Franklin Roosevelt created the Export-Import Bank largely as a foreign-policy tool. Today, the agency’s defenders downplay that aspect, and instead justify their taxpayer-backed financing as a jobs program here in the U.S. That’s probably prudent, because if Ex-Im were a foreign policy tool, it’s a pretty poorly run one.
“A look at Ex-Im’s beneficiary list suggests that the bank sometimes works against American interests abroad,” writes former deputy national security advisor Mark Pfeifle in the Wall Street Journal. One example: hundreds of millions of dollars to a Russian bank named VEB, which Pfeifle writes: “maintains an operating agreement with Russian arms exporter Rosoboronexport … a chief weapons supplier to Bashar Assad’s regime in Syria and has supplied advanced missile systems to Iran.”
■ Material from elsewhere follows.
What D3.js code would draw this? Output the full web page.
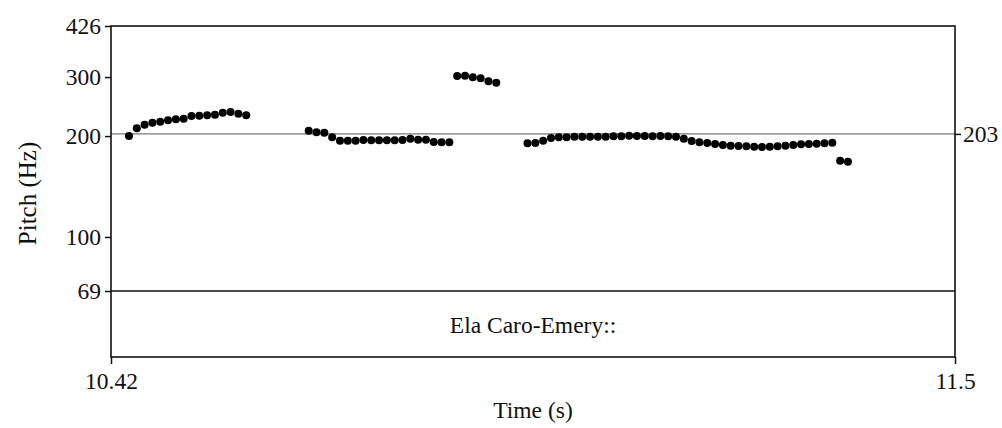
<!DOCTYPE html>
<html>
<head>
<meta charset="utf-8">
<script src="https://cdn.jsdelivr.net/npm/d3@7"></script>
<style>
  html, body { margin: 0; padding: 0; background: #fff; }
  svg { display: block; }
  text { font-family: "Liberation Serif", "Times New Roman", serif; fill: #111; }
</style>
</head>
<body>
<svg id="chart" width="1002" height="428"></svg>
<script>
// ---- data ----
const times = [
  10.443, 10.453, 10.463, 10.473, 10.483, 10.493, 10.503, 10.513, 10.523, 10.533, 10.543, 10.553, 10.563, 10.573, 10.583, 10.593,
  10.673, 10.683, 10.693, 10.703, 10.713, 10.723, 10.733, 10.743, 10.753, 10.763, 10.773, 10.783, 10.793, 10.803, 10.813, 10.823, 10.833, 10.843, 10.853,
  10.863, 10.873, 10.883, 10.893, 10.903, 10.913,
  10.953, 10.963, 10.973, 10.983, 10.993, 11.003, 11.013, 11.023, 11.033, 11.043,
  11.053, 11.063, 11.073, 11.083, 11.093, 11.103, 11.113, 11.123, 11.133, 11.143,
  11.153, 11.163, 11.173, 11.183, 11.193, 11.203, 11.213, 11.223, 11.233, 11.243,
  11.253, 11.263, 11.273, 11.283, 11.293, 11.303, 11.313, 11.323, 11.333, 11.343,
  11.353, 11.363
];
const pitchHz = [
  200.1, 211.0, 216.3, 219.3, 220.8, 222.9, 224.5, 225.4, 229.6, 230.0, 230.7, 231.6, 234.9, 236.0, 233.3, 230.7,
  207.5, 205.3, 204.7, 198.3, 193.8, 193.8, 193.8, 194.7, 194.3, 194.3, 194.3, 194.3, 194.7, 196.5, 195.1, 195.1, 192.0, 191.7, 191.7,
  302.2, 302.8, 299.5, 297.5, 291.4, 288.6,
  190.3, 190.7, 193.8, 197.4, 198.4, 198.4, 199.2, 199.2, 199.2, 199.2,
  199.2, 199.7, 199.7, 200.5, 200.1, 200.1, 199.7, 200.1, 199.7, 199.2,
  196.5, 193.4, 191.8, 190.7, 189.4, 188.0, 187.2, 186.8, 186.5, 185.9,
  185.6, 185.9, 186.5, 187.2, 188.1, 189.0, 189.4, 189.8, 190.3, 191.1,
  168.9, 167.8
];
const timeDomain = [10.42, 11.5];
const timeTickLabels = ["10.42", "11.5"];
const pitchDomain = [69, 426];
const pitchTicks = [426, 300, 200, 100, 69];
const markLine = 203;
const tierText = "Ela Caro-Emery::";
const xLabel = "Time (s)";
const yLabel = "Pitch (Hz)";

// ---- layout ----
const svg = d3.select("#chart");
const L = 111, R = 955, T = 26, B = 357, tierTop = 291;
const x = d3.scaleLinear().domain(timeDomain).range([L, R]);
const y = d3.scaleLog().domain(pitchDomain).range([tierTop, T]);
const fs = 23.5;

// horizontal line at 203 Hz (gray)
svg.append("line")
  .attr("x1", L).attr("x2", R).attr("y1", y(markLine)).attr("y2", y(markLine))
  .attr("stroke", "#777").attr("stroke-width", 1.2);

// tier boundary at 69 Hz
svg.append("line")
  .attr("x1", L).attr("x2", R).attr("y1", y(69)).attr("y2", y(69))
  .attr("stroke", "#111").attr("stroke-width", 1.5);

// frame
svg.append("rect")
  .attr("x", L).attr("y", T).attr("width", R - L).attr("height", B - T)
  .attr("fill", "none").attr("stroke", "#111").attr("stroke-width", 1.6);

// left axis
const yAxis = d3.axisLeft(y).tickValues(pitchTicks).tickFormat(d3.format("d"))
  .tickSize(6).tickPadding(4);
const gy = svg.append("g").attr("transform", `translate(${L},0)`).call(yAxis);
gy.select(".domain").remove();
gy.selectAll("line").attr("stroke", "#111").attr("stroke-width", 1.5);
gy.selectAll("text").style("font-size", fs + "px").style("font-family", "Liberation Serif").attr("fill", "#111");

// right marker 203
const rAxis = d3.axisRight(y).tickValues([markLine]).tickFormat(d3.format("d"))
  .tickSize(6).tickPadding(2);
const gr = svg.append("g").attr("transform", `translate(${R},0)`).call(rAxis);
gr.select(".domain").remove();
gr.selectAll("line").attr("stroke", "#111").attr("stroke-width", 1.5);
gr.selectAll("text").style("font-size", fs + "px").style("font-family", "Liberation Serif").attr("fill", "#111");

// bottom axis
const xAxis = d3.axisBottom(x).tickValues(timeDomain)
  .tickFormat((d, i) => timeTickLabels[i]).tickSize(7).tickPadding(8);
const gx = svg.append("g").attr("transform", `translate(0,${B})`).call(xAxis);
gx.select(".domain").remove();
gx.selectAll("line").attr("stroke", "#111").attr("stroke-width", 1.5);
gx.selectAll("text").style("font-size", fs + "px").style("font-family", "Liberation Serif").attr("fill", "#111");

// pitch points
svg.append("g").selectAll("circle")
  .data(times.map((t, i) => ({t, f: pitchHz[i]})))
  .join("circle")
  .attr("cx", d => x(d.t))
  .attr("cy", d => y(d.f))
  .attr("r", 4)
  .attr("fill", "#000");

// tier text
svg.append("text")
  .attr("x", (L + R) / 2).attr("y", 333)
  .attr("text-anchor", "middle").style("font-size", fs + "px")
  .text(tierText);

// axis labels
svg.append("text")
  .attr("x", (L + R) / 2).attr("y", 418)
  .attr("text-anchor", "middle").style("font-size", fs + "px")
  .text(xLabel);

svg.append("text")
  .attr("transform", `translate(36,${(T + B) / 2 + 2}) rotate(-90)`)
  .attr("text-anchor", "middle").style("font-size", "25px")
  .text(yLabel);
</script>
</body>
</html>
Pfeifle also points to Ex-Im subsidies corruption-tainted state-owned companies, such as Mexico’s Pemex, Ex-Im’s largest beneficiary.
I could add to Pfeifle’s list: In the 1990s, Ex-Im approved financing to the China National Nuclear Corporation, which had recently been caught selling nuclear weapons technology to Pakistan in violation of the nuclear non-proliferation treaty.
Also, as Pfeifle points to, the U.S. subsidizes state-owned enterprises in China. Is supporting China’s state-run corporatism in America’s national interest?
But there’s a more pervasive foreign policy question involved in the whole matter of Ex-Im. One reason exporters and the banks that finance their exports love Ex-Im is not simply backing their repayment with the full faith and credit of the United States, but backing their repayment with the full force and might of the United States. In other words, a foreign buyer in financial trouble is going to prioritize paying back the American Ex-Im-backed exporter, because he understands Uncle Sam can be a tough collection agent. Is this a healthy contribution to U.S. foreign policy — being a global collection agency for Boeing and Wells Fargo?
Foreign policy scholar and my American Enterprise Institute colleague Tom Donnelly argues that Ex-Im should be expanded and refocussed, to function as a foreign policy (specifically a national security) tool. Donnelly’s probably correct that subsidizing U.S. exports could serve foreign policy in a way that would make Ex-Im’s economic costs worth paying, but that’s not on the table now. Also, I don’t think Ex-Im people want it on the table, because becoming a foreign policy tool would necessarily increase the riskiness of Ex-Im’s financing.
Even if Ex-Im had a net economic benefit for the U.S. (it doesn’t), it ought to be worrisome that it often undermines U.S. foreign policy in order to profit a handful of U.S. exporters and their lenders.